* _Task instructions_
Retype all material exactly. Pictures stay out of the copy.

* _Dataset section_
####
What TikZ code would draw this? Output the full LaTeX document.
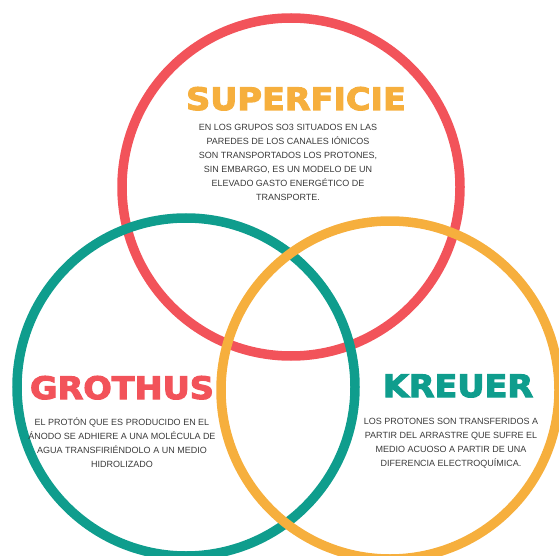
\documentclass[tikz,border=0pt]{standalone}
\usepackage{fontspec}
\setmainfont{Liberation Sans}
\newfontfamily\headfont[FakeStretch=1.08, BoldFeatures={FakeBold=3.5}]{DejaVu Sans}
\newfontfamily\blurbfont{Liberation Sans}
\usetikzlibrary{positioning}

\definecolor{ringred}{HTML}{F2535A}
\definecolor{ringteal}{HTML}{0F9D8D}
\definecolor{ringorange}{HTML}{F6AF3D}
\definecolor{blurbgray}{HTML}{3A3A3A}

\tikzset{
  ring/.style={circle, draw=#1, line width=9.5pt, minimum size=338pt, inner sep=0pt},
  heading/.style={text=#1, anchor=base, inner sep=0pt, font=\headfont\bfseries\fontsize{31}{31}\selectfont},
  blurb/.style={text=blurbgray, align=center, inner sep=0pt, font=\blurbfont\fontsize{9}{14}\selectfont}
}

\begin{document}
\begin{tikzpicture}[x=1pt, y=-1pt]

\useasboundingbox (0,0) rectangle (559,556);

%Declare rings.
\node[ring=ringred] (sup) at (291,187) {};
\node[ring=ringteal] (gro) at (186,387) {};
\node[ring=ringorange] (kre) at (390,390) {};

%Declare headings.
\node[heading=ringorange] (suptitle) at (296,110) {SUPERFICIE};
\node[heading=ringred] (grotitle) at (122,399) {GROTHUS};
\node[heading=ringteal] (kretitle) at (458,397) {KREUER};

%Declare texts.
\node[blurb, below=14pt of suptitle.base, xshift=-8pt] (suptext) {EN LOS GRUPOS SO3 SITUADOS EN LAS\\PAREDES DE LOS CANALES IÓNICOS\\SON TRANSPORTADOS LOS PROTONES,\\SIN EMBARGO, ES UN MODELO DE UN\\ELEVADO GASTO ENERGÉTICO DE\\TRANSPORTE.};
\node[blurb, below=18pt of grotitle.base] (grotext) {EL PROTÓN QUE ES PRODUCIDO EN EL\\ÁNODO SE ADHIERE A UNA MOLÉCULA DE\\AGUA TRANSFIRIÉNDOLO A UN MEDIO\\HIDROLIZADO};
\node[blurb, below=21pt of kretitle.base, xshift=-7pt] (kretext) {LOS PROTONES SON TRANSFERIDOS A\\PARTIR DEL ARRASTRE QUE SUFRE EL\\MEDIO ACUOSO A PARTIR DE UNA\\DIFERENCIA ELECTROQUÍMICA.};

\end{tikzpicture}
\end{document}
####
* _Right answer_
What TikZ code would draw this? Output the full LaTeX document.
\documentclass[tikz,border=0pt]{standalone}
\usepackage{fontspec}
\setmainfont{Liberation Sans}
\newfontfamily\headfont[FakeStretch=1.08, BoldFeatures={FakeBold=3.5}]{DejaVu Sans}
\newfontfamily\blurbfont{Liberation Sans}
\usetikzlibrary{positioning}

\definecolor{ringred}{HTML}{F2535A}
\definecolor{ringteal}{HTML}{0F9D8D}
\definecolor{ringorange}{HTML}{F6AF3D}
\definecolor{blurbgray}{HTML}{3A3A3A}

\tikzset{
  ring/.style={circle, draw=#1, line width=9.5pt, minimum size=338pt, inner sep=0pt},
  heading/.style={text=#1, anchor=base, inner sep=0pt, font=\headfont\bfseries\fontsize{31}{31}\selectfont},
  blurb/.style={text=blurbgray, align=center, inner sep=0pt, font=\blurbfont\fontsize{9}{14}\selectfont}
}

\begin{document}
\begin{tikzpicture}[x=1pt, y=-1pt]

\useasboundingbox (0,0) rectangle (559,556);

%Declare rings.
\node[ring=ringred] (sup) at (291,187) {};
\node[ring=ringteal] (gro) at (186,387) {};
\node[ring=ringorange] (kre) at (390,390) {};

%Declare headings.
\node[heading=ringorange] (suptitle) at (296,110) {SUPERFICIE};
\node[heading=ringred] (grotitle) at (122,399) {GROTHUS};
\node[heading=ringteal] (kretitle) at (458,397) {KREUER};

%Declare texts.
\node[blurb, below=14pt of suptitle.base, xshift=-8pt] (suptext) {EN LOS GRUPOS SO3 SITUADOS EN LAS\\PAREDES DE LOS CANALES IÓNICOS\\SON TRANSPORTADOS LOS PROTONES,\\SIN EMBARGO, ES UN MODELO DE UN\\ELEVADO GASTO ENERGÉTICO DE\\TRANSPORTE.};
\node[blurb, below=18pt of grotitle.base] (grotext) {EL PROTÓN QUE ES PRODUCIDO EN EL\\ÁNODO SE ADHIERE A UNA MOLÉCULA DE\\AGUA TRANSFIRIÉNDOLO A UN MEDIO\\HIDROLIZADO};
\node[blurb, below=21pt of kretitle.base, xshift=-7pt] (kretext) {LOS PROTONES SON TRANSFERIDOS A\\PARTIR DEL ARRASTRE QUE SUFRE EL\\MEDIO ACUOSO A PARTIR DE UNA\\DIFERENCIA ELECTROQUÍMICA.};

\end{tikzpicture}
\end{document}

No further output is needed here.